Problem description:
Every line that holds "diagram" should be shown.

%%

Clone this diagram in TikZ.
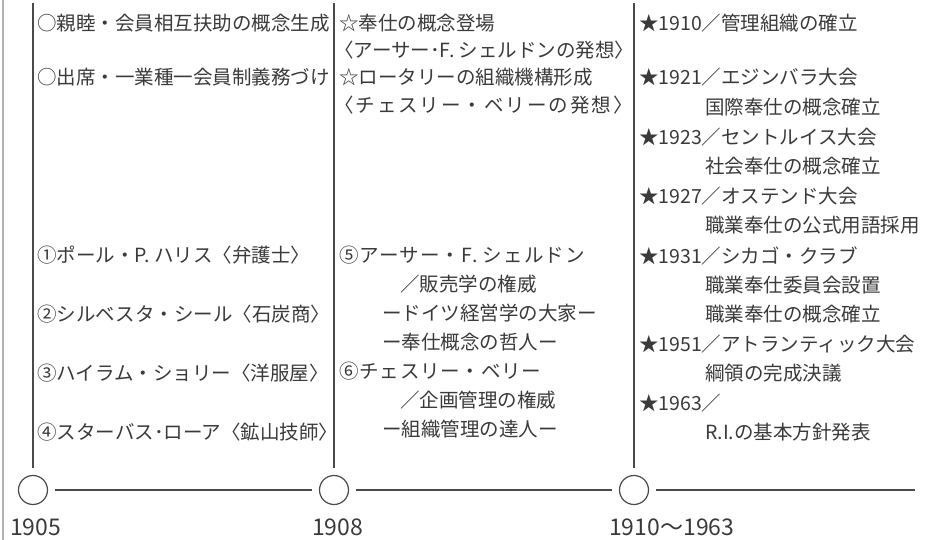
\documentclass[tikz,border=0pt]{standalone}
\usepackage{fontspec}
\setmainfont{Noto Sans CJK JP}
\definecolor{ink}{HTML}{3A3A3A}
\definecolor{rule}{HTML}{4A4A4A}

\begin{document}
\begin{tikzpicture}[x=1pt,y=-1pt,
  txt/.style={anchor=west,inner sep=0pt,text=ink,font=\fontsize{19.5}{20}\selectfont},
  yr/.style={anchor=west,inner sep=0pt,text=ink,font=\fontsize{23}{24}\selectfont},
  era/.style={draw=rule,line width=1.2pt,circle,minimum size=29pt,inner sep=0pt},
  axis/.style={draw=rule,line width=1.8pt}]
\useasboundingbox (0,0) rectangle (940,540);
% edge of the page
\draw[gray!60,line width=1.5pt] (3,0) -- (3,540);
% time axis
\node[era] (c1) at (33,490) {};
\node[era] (c2) at (334,490) {};
\node[era] (c3) at (634,490) {};
\coordinate (t1) at (33,3);
\coordinate (t2) at (334,3);
\coordinate (t3) at (634,3);
\coordinate (axisend) at (915,490);
\foreach \i in {1,2,3}
  \draw[axis,shorten >=7pt] (t\i) -- (c\i.north);
\draw[axis,shorten <=7pt,shorten >=7pt] (c1) -- (c2);
\draw[axis,shorten <=7pt,shorten >=7pt] (c2) -- (c3);
\draw[axis,shorten <=7pt] (c3) -- (axisend);
\node[yr] (y1) at (10,527) {1905};
\node[yr] (y2) at (312,527) {1908};
\node[yr] (y3) at (609,527) {1910〜1963};
% 1905
\foreach \n/\py/\t in {a1/23/○親睦・会員相互扶助の概念生成,a2/77/○出席・一業種一会員制義務づけ,
  a3/255.5/①ポール・P. ハリス〈弁護士〉,a4/314/②シルベスタ・シール〈石炭商〉,
  a5/373/③ハイラム・ショリー〈洋服屋〉,a6/432/④スターバス･ローア〈鉱山技師〉}
  \node[txt] (\n) at (37,\py) {\t};
% 1908
\foreach \n/\px/\py/\t in {b1/339/23/☆奉仕の概念登場,b2/334/50/〈アーサー･F. シェルドンの発想〉,
  b3/339/77/☆ロータリーの組織機構形成,b4/334/105/{\addfontfeatures{LetterSpace=10}〈チェスリー・ベリーの発想〉},
  b5/339/255.5/{\addfontfeatures{LetterSpace=6}⑤アーサー・F. シェルドン},b6/400/284.5/／販売学の権威,
  b7/382/313.5/ードイツ経営学の大家ー,b8/382/342.5/ー奉仕概念の哲人ー,
  b9/339/371.5/{\addfontfeatures{LetterSpace=4}⑥チェスリー・ベリー},b10/400/400.5/／企画管理の権威,
  b11/382/429.5/ー組織管理の達人ー}
  \node[txt] (\n) at (\px,\py) {\t};
% 1910-1963
\foreach \n/\px/\py/\t in {s1/639/23/★1910／管理組織の確立,s2/639/77/★1921／エジンバラ大会,
  s3/705/107/国際奉仕の概念確立,s4/639/137/★1923／セントルイス大会,
  s5/705/166.5/社会奉仕の概念確立,s6/639/196/★1927／オステンド大会,
  s7/705/225.5/職業奉仕の公式用語採用,s8/639/255.5/★1931／シカゴ・クラブ,
  s9/705/285/職業奉仕委員会設置,s10/705/314.5/職業奉仕の概念確立,
  s11/639/344/★1951／アトランティック大会,s12/705/373.5/綱領の完成決議,
  s13/639/403/★1963／,s14/705/432.5/R.I.の基本方針発表}
  \node[txt] (\n) at (\px,\py) {\t};
\end{tikzpicture}
\end{document}
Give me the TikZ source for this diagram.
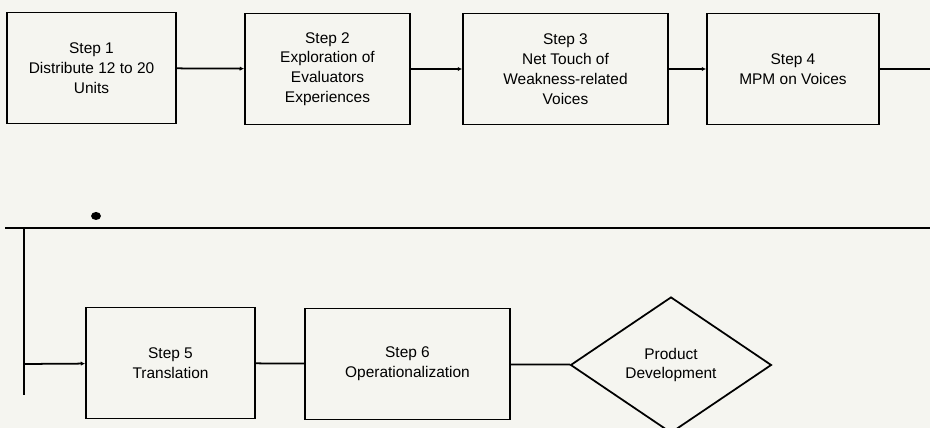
\documentclass[tikz,border=0pt]{standalone}
\usepackage{fontspec}
\setmainfont{Liberation Sans}
\usetikzlibrary{shapes.geometric, arrows.meta, positioning}
\definecolor{paper}{RGB}{245,245,240}

\begin{document}
\begin{tikzpicture}[
    x=0.02cm, y=-0.02cm,
    stepbox/.style={rectangle, draw, line width=1pt, minimum height=2.22cm, align=center,
        font=\fontsize{8.8}{11.3}\selectfont},
    decision/.style={diamond, draw, line width=1pt, inner sep=0pt, minimum width=4.02cm,
        minimum height=2.72cm, align=center, font=\fontsize{8.8}{11.3}\selectfont},
    every edge/.style={draw, line width=1pt, -{Latex[length=2.5pt,width=2.5pt]}}
]
\fill[paper] (0,0) rectangle (930,428);
\useasboundingbox (0,0) rectangle (930,428);
% Steps, first row
\node[stepbox, minimum width=3.38cm] (S1) at (91.5,68) {Step 1\\Distribute 12 to 20\\Units};
\node[stepbox, minimum width=3.30cm] (S2) at (327.5,69) {Step 2\\Exploration of\\Evaluators\\Experiences};
\node[stepbox, minimum width=4.10cm] (S3) at (565.5,69) {Step 3\\Net Touch of\\Weakness-related\\Voices};
\node[stepbox, minimum width=3.44cm] (S4) at (793,69) {Step 4\\MPM on Voices};
% Steps, second row
\node[stepbox, minimum width=3.38cm] (S5) at (170.5,363) {Step 5\\Translation};
\node[stepbox, minimum width=4.10cm] (S6) at (407.5,364) {Step 6\\Operationalization};
\node[decision] (PD) at (671,365) {Product\\Development};
% Return line
\coordinate (R1) at (930,69);
\coordinate (R2) at (930,228);
\coordinate (L1) at (5,228);
\coordinate (V1) at (24,228);
\coordinate (V2) at (24,395);
\coordinate (B1) at (24,364);
\fill (96,216) ellipse (5 and 4);
% Edges between steps
\path (S1) edge (S2);
\path (S2) edge (S3);
\path (S3) edge (S4);
\draw[line width=1pt] (S4) -- (R1);
\draw[line width=1pt] (R2) -- (L1);
\draw[line width=1pt] (V1) -- (V2);
\path (B1) edge (S5);
\draw[line width=1pt] (S5) -- (S6);
\draw[line width=1pt] (S6) -- (PD);
\end{tikzpicture}
\end{document}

%%

Written answer:
Clone this diagram in TikZ.
Give me the TikZ source for this diagram.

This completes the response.